RECORDED INFORMATION:
::::

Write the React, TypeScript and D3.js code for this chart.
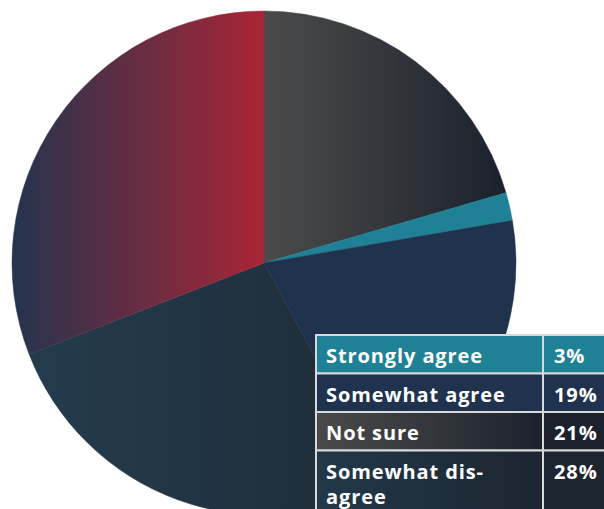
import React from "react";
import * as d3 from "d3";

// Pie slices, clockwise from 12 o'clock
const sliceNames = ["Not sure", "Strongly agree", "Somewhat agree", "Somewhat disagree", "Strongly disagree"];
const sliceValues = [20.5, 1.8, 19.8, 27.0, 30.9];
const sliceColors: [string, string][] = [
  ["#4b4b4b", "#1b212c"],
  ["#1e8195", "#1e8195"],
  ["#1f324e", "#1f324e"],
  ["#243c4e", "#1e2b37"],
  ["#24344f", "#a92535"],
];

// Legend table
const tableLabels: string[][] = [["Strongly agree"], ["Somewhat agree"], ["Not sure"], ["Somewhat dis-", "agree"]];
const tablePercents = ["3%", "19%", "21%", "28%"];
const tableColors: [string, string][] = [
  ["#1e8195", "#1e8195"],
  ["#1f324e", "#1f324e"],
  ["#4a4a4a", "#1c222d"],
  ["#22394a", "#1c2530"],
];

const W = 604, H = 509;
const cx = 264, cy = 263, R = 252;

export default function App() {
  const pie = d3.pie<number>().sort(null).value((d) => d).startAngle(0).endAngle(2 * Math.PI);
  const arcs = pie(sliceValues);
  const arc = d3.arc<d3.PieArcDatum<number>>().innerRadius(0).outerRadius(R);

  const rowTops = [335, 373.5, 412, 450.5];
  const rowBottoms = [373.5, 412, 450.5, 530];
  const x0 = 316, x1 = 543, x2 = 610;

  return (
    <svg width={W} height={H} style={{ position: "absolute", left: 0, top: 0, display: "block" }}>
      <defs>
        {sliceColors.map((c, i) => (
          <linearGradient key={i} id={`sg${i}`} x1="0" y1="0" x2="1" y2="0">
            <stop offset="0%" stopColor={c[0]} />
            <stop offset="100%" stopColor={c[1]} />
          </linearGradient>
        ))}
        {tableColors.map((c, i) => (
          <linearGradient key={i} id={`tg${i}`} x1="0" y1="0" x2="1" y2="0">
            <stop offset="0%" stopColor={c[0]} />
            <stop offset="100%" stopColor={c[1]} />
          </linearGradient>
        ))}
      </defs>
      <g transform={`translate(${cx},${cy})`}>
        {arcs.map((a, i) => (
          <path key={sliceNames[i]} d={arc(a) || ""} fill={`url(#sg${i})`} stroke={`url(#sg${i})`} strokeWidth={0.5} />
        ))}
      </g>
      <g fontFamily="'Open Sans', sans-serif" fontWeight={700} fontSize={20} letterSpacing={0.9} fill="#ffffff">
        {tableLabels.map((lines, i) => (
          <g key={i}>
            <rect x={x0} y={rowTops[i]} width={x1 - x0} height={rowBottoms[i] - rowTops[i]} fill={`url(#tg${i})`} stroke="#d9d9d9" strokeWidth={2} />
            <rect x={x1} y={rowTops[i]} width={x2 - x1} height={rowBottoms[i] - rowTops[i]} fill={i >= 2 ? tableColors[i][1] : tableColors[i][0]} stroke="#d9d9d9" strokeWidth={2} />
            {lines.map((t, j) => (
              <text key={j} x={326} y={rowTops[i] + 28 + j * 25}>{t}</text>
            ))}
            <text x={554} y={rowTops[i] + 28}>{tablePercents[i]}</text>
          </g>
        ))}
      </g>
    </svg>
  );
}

::::

TASK DESCRIPTION:
Repeat the lines exactly as they stand, from the opening line of the data through the line with "const x0 = 316, x1 = 543, x2 = 610;". Pictures stay out of the copy.

ANSWER:
Write the React, TypeScript and D3.js code for this chart.
import React from "react";
import * as d3 from "d3";

// Pie slices, clockwise from 12 o'clock
const sliceNames = ["Not sure", "Strongly agree", "Somewhat agree", "Somewhat disagree", "Strongly disagree"];
const sliceValues = [20.5, 1.8, 19.8, 27.0, 30.9];
const sliceColors: [string, string][] = [
  ["#4b4b4b", "#1b212c"],
  ["#1e8195", "#1e8195"],
  ["#1f324e", "#1f324e"],
  ["#243c4e", "#1e2b37"],
  ["#24344f", "#a92535"],
];

// Legend table
const tableLabels: string[][] = [["Strongly agree"], ["Somewhat agree"], ["Not sure"], ["Somewhat dis-", "agree"]];
const tablePercents = ["3%", "19%", "21%", "28%"];
const tableColors: [string, string][] = [
  ["#1e8195", "#1e8195"],
  ["#1f324e", "#1f324e"],
  ["#4a4a4a", "#1c222d"],
  ["#22394a", "#1c2530"],
];

const W = 604, H = 509;
const cx = 264, cy = 263, R = 252;

export default function App() {
  const pie = d3.pie<number>().sort(null).value((d) => d).startAngle(0).endAngle(2 * Math.PI);
  const arcs = pie(sliceValues);
  const arc = d3.arc<d3.PieArcDatum<number>>().innerRadius(0).outerRadius(R);

  const rowTops = [335, 373.5, 412, 450.5];
  const rowBottoms = [373.5, 412, 450.5, 530];
  const x0 = 316, x1 = 543, x2 = 610;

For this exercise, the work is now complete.